In one line of cases, a lawyer for one of the parties had earlier either testified against a judge or defended the judge in a proceeding that had some characteristics of a disciplinary hearing. Because of the life tenure of Article III judges, these cases are exceedingly few in federal courts. But they all stand for the proposition that the judge in such a situation is disqualified.208 Gore, however, did not testify against Thomas. He was not a member of the Senate Judiciary Committee, did not participate in the confirmation hearings in any capacity, and did not take a leading role in opposing Thomas' nomination.
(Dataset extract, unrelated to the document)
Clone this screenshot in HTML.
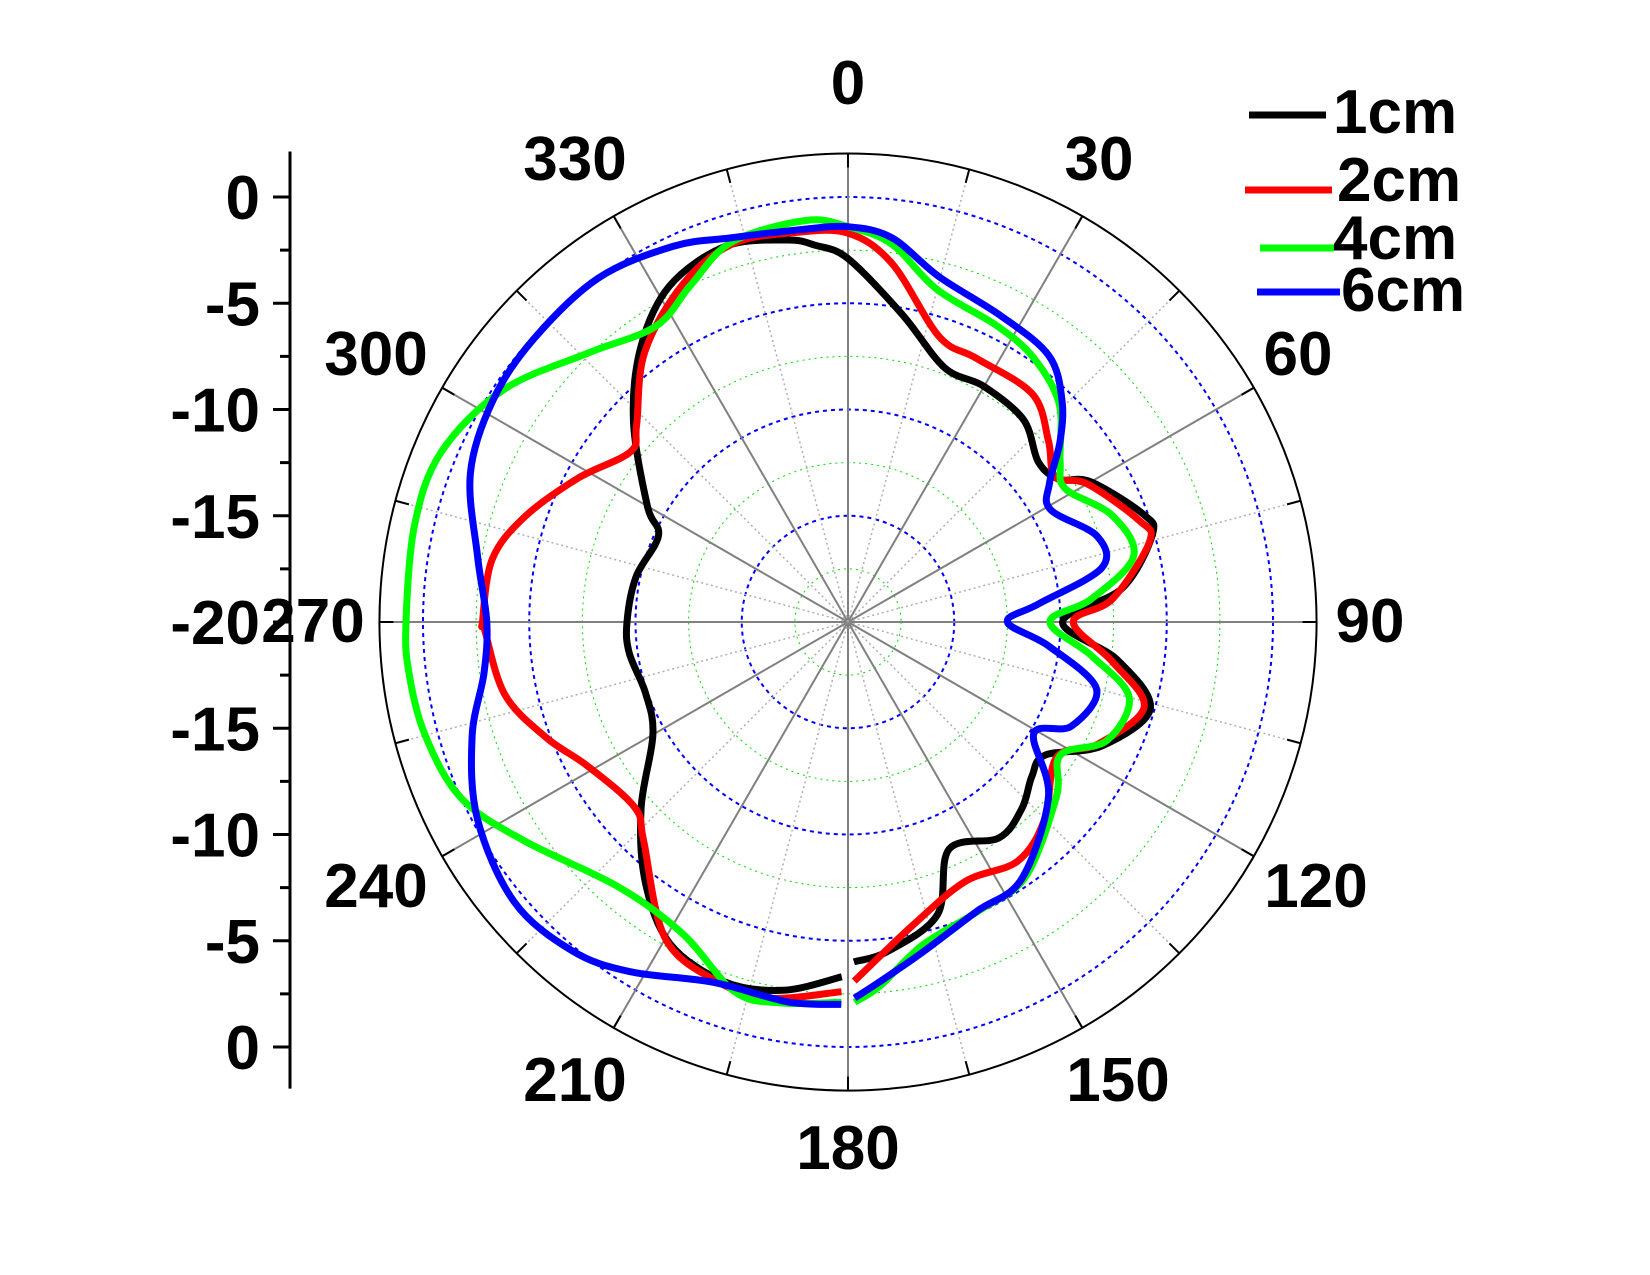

He only voted against him on the Senate floor.
In the other line of cases, a lawyer for one of the parties either supported or opposed the judge in a prior election. Because federal judges are appointed and not elected, these are state cases, under a state version of the ABA Code. Unless the judge has done something to show bias, the lawyer's support or opposition is not considered disqualifying. "Where a lawyer voices his opposition to the election of a judge, it is assumed that the judge will not thereafter harbor prejudice against the lawyer."209 Although the rule might seem naive, any other rule would disqualify judges in large numbers of cases because of the frequency with which lawyers contribute to the campaigns of those running for judicial office. What might a judge do to show bias and overcome the presumption? One judge subjected a lawyer who opposed her to a "tirade."210 There have been no reports that Justice Thomas did anything concerning Al Gore that could overcome the presumption of a lack of bias.